### Prompt
Set down the material below word for word, excluding the pictures.

### Supplied information

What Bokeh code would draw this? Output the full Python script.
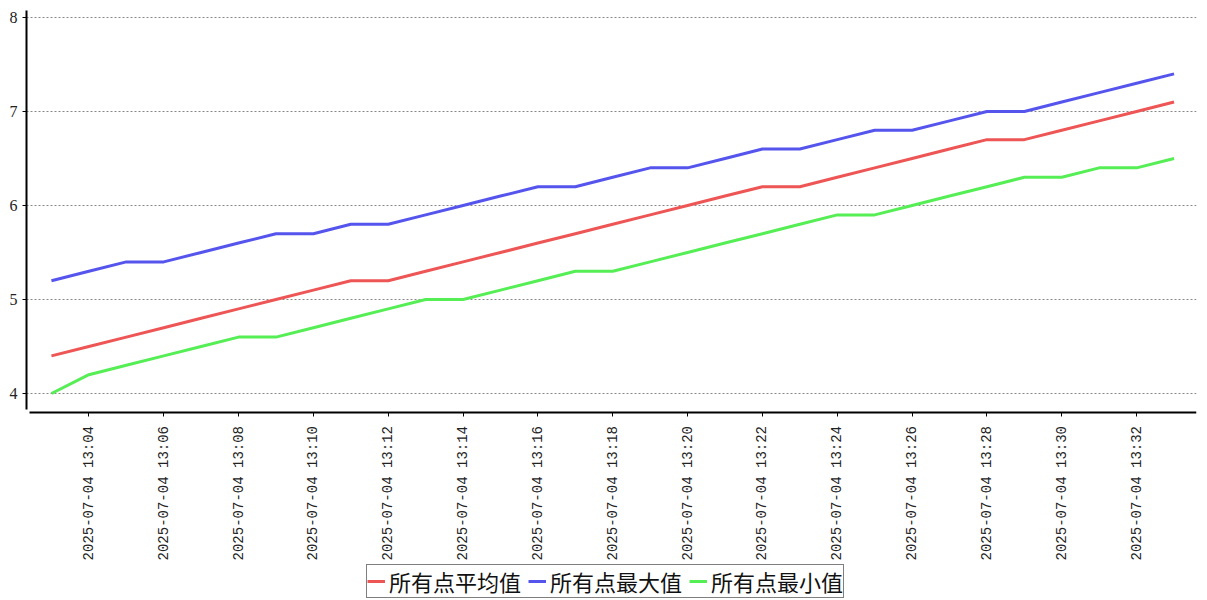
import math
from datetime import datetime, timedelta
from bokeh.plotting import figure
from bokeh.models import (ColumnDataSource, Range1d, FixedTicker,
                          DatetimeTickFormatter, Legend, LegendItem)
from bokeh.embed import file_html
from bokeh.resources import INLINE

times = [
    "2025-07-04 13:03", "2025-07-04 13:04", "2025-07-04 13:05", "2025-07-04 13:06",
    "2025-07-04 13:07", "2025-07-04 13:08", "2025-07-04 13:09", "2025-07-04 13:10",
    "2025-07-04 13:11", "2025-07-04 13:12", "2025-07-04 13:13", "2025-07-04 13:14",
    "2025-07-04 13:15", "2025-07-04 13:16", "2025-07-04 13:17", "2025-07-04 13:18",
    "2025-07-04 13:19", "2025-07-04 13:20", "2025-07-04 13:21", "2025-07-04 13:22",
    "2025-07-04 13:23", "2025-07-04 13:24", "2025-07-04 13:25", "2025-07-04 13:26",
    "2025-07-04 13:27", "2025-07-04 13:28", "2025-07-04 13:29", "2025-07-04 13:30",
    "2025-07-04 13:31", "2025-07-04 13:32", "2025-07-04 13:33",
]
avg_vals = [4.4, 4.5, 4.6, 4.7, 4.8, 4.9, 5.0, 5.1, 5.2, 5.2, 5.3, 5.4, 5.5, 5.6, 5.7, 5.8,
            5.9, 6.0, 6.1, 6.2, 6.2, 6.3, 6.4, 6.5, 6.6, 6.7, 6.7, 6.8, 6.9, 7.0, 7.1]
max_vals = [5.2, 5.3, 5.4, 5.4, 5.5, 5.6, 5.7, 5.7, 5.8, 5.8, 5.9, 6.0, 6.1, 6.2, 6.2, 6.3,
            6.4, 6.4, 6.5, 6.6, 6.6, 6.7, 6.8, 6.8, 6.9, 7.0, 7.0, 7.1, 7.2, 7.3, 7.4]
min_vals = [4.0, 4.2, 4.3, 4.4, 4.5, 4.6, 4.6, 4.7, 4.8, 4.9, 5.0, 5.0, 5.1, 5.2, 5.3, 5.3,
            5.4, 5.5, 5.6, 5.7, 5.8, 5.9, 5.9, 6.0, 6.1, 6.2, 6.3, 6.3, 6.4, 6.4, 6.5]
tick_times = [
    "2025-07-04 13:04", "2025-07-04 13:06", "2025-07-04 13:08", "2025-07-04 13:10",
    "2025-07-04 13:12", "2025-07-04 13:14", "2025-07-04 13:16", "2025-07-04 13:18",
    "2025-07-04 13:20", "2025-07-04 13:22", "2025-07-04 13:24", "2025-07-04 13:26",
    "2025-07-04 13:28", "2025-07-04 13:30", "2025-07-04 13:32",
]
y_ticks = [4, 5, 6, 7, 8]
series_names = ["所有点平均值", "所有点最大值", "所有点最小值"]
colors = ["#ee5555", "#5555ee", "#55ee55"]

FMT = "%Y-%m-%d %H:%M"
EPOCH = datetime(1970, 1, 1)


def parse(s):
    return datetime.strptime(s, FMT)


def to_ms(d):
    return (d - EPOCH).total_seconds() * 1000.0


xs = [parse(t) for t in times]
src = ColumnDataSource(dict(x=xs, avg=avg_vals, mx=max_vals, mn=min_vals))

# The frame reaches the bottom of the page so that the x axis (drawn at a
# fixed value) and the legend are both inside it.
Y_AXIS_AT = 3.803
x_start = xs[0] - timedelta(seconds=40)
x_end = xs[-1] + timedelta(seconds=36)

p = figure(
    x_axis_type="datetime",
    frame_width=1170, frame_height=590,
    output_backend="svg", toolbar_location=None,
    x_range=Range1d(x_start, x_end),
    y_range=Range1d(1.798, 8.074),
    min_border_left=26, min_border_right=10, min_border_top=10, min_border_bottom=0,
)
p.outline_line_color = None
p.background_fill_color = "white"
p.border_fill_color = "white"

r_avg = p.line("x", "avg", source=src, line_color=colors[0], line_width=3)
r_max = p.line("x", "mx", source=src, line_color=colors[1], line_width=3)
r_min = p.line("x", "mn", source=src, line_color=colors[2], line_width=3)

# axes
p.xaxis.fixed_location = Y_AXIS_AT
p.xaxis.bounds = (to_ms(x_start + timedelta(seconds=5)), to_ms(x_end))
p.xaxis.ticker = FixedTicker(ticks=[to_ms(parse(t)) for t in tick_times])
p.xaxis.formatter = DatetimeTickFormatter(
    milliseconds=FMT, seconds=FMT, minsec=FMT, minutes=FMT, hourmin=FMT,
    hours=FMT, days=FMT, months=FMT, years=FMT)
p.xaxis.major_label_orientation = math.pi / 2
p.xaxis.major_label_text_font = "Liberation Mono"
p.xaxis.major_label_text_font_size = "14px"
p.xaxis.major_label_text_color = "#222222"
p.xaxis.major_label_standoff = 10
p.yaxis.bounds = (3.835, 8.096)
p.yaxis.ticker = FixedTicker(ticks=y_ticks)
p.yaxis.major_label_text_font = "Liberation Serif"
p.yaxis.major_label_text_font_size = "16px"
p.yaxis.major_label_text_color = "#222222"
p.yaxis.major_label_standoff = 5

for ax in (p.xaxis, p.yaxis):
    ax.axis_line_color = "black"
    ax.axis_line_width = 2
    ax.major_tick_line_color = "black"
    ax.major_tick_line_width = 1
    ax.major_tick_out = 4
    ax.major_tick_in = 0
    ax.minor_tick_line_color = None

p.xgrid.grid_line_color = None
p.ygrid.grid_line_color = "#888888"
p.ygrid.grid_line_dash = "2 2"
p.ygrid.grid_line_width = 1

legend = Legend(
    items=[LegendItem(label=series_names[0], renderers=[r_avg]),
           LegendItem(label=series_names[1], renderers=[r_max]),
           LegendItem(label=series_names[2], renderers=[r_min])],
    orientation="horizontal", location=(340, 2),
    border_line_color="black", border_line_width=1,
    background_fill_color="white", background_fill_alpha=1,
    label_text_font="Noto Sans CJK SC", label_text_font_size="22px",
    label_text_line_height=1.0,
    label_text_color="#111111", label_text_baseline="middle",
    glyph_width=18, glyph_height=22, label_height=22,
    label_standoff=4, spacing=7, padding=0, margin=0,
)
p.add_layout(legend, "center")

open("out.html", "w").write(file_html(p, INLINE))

### Solution for this exercise
What Bokeh code would draw this? Output the full Python script.
import math
from datetime import datetime, timedelta
from bokeh.plotting import figure
from bokeh.models import (ColumnDataSource, Range1d, FixedTicker,
                          DatetimeTickFormatter, Legend, LegendItem)
from bokeh.embed import file_html
from bokeh.resources import INLINE

times = [
    "2025-07-04 13:03", "2025-07-04 13:04", "2025-07-04 13:05", "2025-07-04 13:06",
    "2025-07-04 13:07", "2025-07-04 13:08", "2025-07-04 13:09", "2025-07-04 13:10",
    "2025-07-04 13:11", "2025-07-04 13:12", "2025-07-04 13:13", "2025-07-04 13:14",
    "2025-07-04 13:15", "2025-07-04 13:16", "2025-07-04 13:17", "2025-07-04 13:18",
    "2025-07-04 13:19", "2025-07-04 13:20", "2025-07-04 13:21", "2025-07-04 13:22",
    "2025-07-04 13:23", "2025-07-04 13:24", "2025-07-04 13:25", "2025-07-04 13:26",
    "2025-07-04 13:27", "2025-07-04 13:28", "2025-07-04 13:29", "2025-07-04 13:30",
    "2025-07-04 13:31", "2025-07-04 13:32", "2025-07-04 13:33",
]
avg_vals = [4.4, 4.5, 4.6, 4.7, 4.8, 4.9, 5.0, 5.1, 5.2, 5.2, 5.3, 5.4, 5.5, 5.6, 5.7, 5.8,
            5.9, 6.0, 6.1, 6.2, 6.2, 6.3, 6.4, 6.5, 6.6, 6.7, 6.7, 6.8, 6.9, 7.0, 7.1]
max_vals = [5.2, 5.3, 5.4, 5.4, 5.5, 5.6, 5.7, 5.7, 5.8, 5.8, 5.9, 6.0, 6.1, 6.2, 6.2, 6.3,
            6.4, 6.4, 6.5, 6.6, 6.6, 6.7, 6.8, 6.8, 6.9, 7.0, 7.0, 7.1, 7.2, 7.3, 7.4]
min_vals = [4.0, 4.2, 4.3, 4.4, 4.5, 4.6, 4.6, 4.7, 4.8, 4.9, 5.0, 5.0, 5.1, 5.2, 5.3, 5.3,
            5.4, 5.5, 5.6, 5.7, 5.8, 5.9, 5.9, 6.0, 6.1, 6.2, 6.3, 6.3, 6.4, 6.4, 6.5]
tick_times = [
    "2025-07-04 13:04", "2025-07-04 13:06", "2025-07-04 13:08", "2025-07-04 13:10",
    "2025-07-04 13:12", "2025-07-04 13:14", "2025-07-04 13:16", "2025-07-04 13:18",
    "2025-07-04 13:20", "2025-07-04 13:22", "2025-07-04 13:24", "2025-07-04 13:26",
    "2025-07-04 13:28", "2025-07-04 13:30", "2025-07-04 13:32",
]
y_ticks = [4, 5, 6, 7, 8]
series_names = ["所有点平均值", "所有点最大值", "所有点最小值"]
colors = ["#ee5555", "#5555ee", "#55ee55"]

FMT = "%Y-%m-%d %H:%M"
EPOCH = datetime(1970, 1, 1)


def parse(s):
    return datetime.strptime(s, FMT)


def to_ms(d):
    return (d - EPOCH).total_seconds() * 1000.0


xs = [parse(t) for t in times]
src = ColumnDataSource(dict(x=xs, avg=avg_vals, mx=max_vals, mn=min_vals))

# The frame reaches the bottom of the page so that the x axis (drawn at a
# fixed value) and the legend are both inside it.
Y_AXIS_AT = 3.803
x_start = xs[0] - timedelta(seconds=40)
x_end = xs[-1] + timedelta(seconds=36)

p = figure(
    x_axis_type="datetime",
    frame_width=1170, frame_height=590,
    output_backend="svg", toolbar_location=None,
    x_range=Range1d(x_start, x_end),
    y_range=Range1d(1.798, 8.074),
    min_border_left=26, min_border_right=10, min_border_top=10, min_border_bottom=0,
)
p.outline_line_color = None
p.background_fill_color = "white"
p.border_fill_color = "white"

r_avg = p.line("x", "avg", source=src, line_color=colors[0], line_width=3)
r_max = p.line("x", "mx", source=src, line_color=colors[1], line_width=3)
r_min = p.line("x", "mn", source=src, line_color=colors[2], line_width=3)

# axes
p.xaxis.fixed_location = Y_AXIS_AT
p.xaxis.bounds = (to_ms(x_start + timedelta(seconds=5)), to_ms(x_end))
p.xaxis.ticker = FixedTicker(ticks=[to_ms(parse(t)) for t in tick_times])
p.xaxis.formatter = DatetimeTickFormatter(
    milliseconds=FMT, seconds=FMT, minsec=FMT, minutes=FMT, hourmin=FMT,
    hours=FMT, days=FMT, months=FMT, years=FMT)
p.xaxis.major_label_orientation = math.pi / 2
p.xaxis.major_label_text_font = "Liberation Mono"
p.xaxis.major_label_text_font_size = "14px"
p.xaxis.major_label_text_color = "#222222"
p.xaxis.major_label_standoff = 10
p.yaxis.bounds = (3.835, 8.096)
p.yaxis.ticker = FixedTicker(ticks=y_ticks)
p.yaxis.major_label_text_font = "Liberation Serif"
p.yaxis.major_label_text_font_size = "16px"
p.yaxis.major_label_text_color = "#222222"
p.yaxis.major_label_standoff = 5

for ax in (p.xaxis, p.yaxis):
    ax.axis_line_color = "black"
    ax.axis_line_width = 2
    ax.major_tick_line_color = "black"
    ax.major_tick_line_width = 1
    ax.major_tick_out = 4
    ax.major_tick_in = 0
    ax.minor_tick_line_color = None

p.xgrid.grid_line_color = None
p.ygrid.grid_line_color = "#888888"
p.ygrid.grid_line_dash = "2 2"
p.ygrid.grid_line_width = 1

legend = Legend(
    items=[LegendItem(label=series_names[0], renderers=[r_avg]),
           LegendItem(label=series_names[1], renderers=[r_max]),
           LegendItem(label=series_names[2], renderers=[r_min])],
    orientation="horizontal", location=(340, 2),
    border_line_color="black", border_line_width=1,
    background_fill_color="white", background_fill_alpha=1,
    label_text_font="Noto Sans CJK SC", label_text_font_size="22px",
    label_text_line_height=1.0,
    label_text_color="#111111", label_text_baseline="middle",
    glyph_width=18, glyph_height=22, label_height=22,
    label_standoff=4, spacing=7, padding=0, margin=0,
)
p.add_layout(legend, "center")

open("out.html", "w").write(file_html(p, INLINE))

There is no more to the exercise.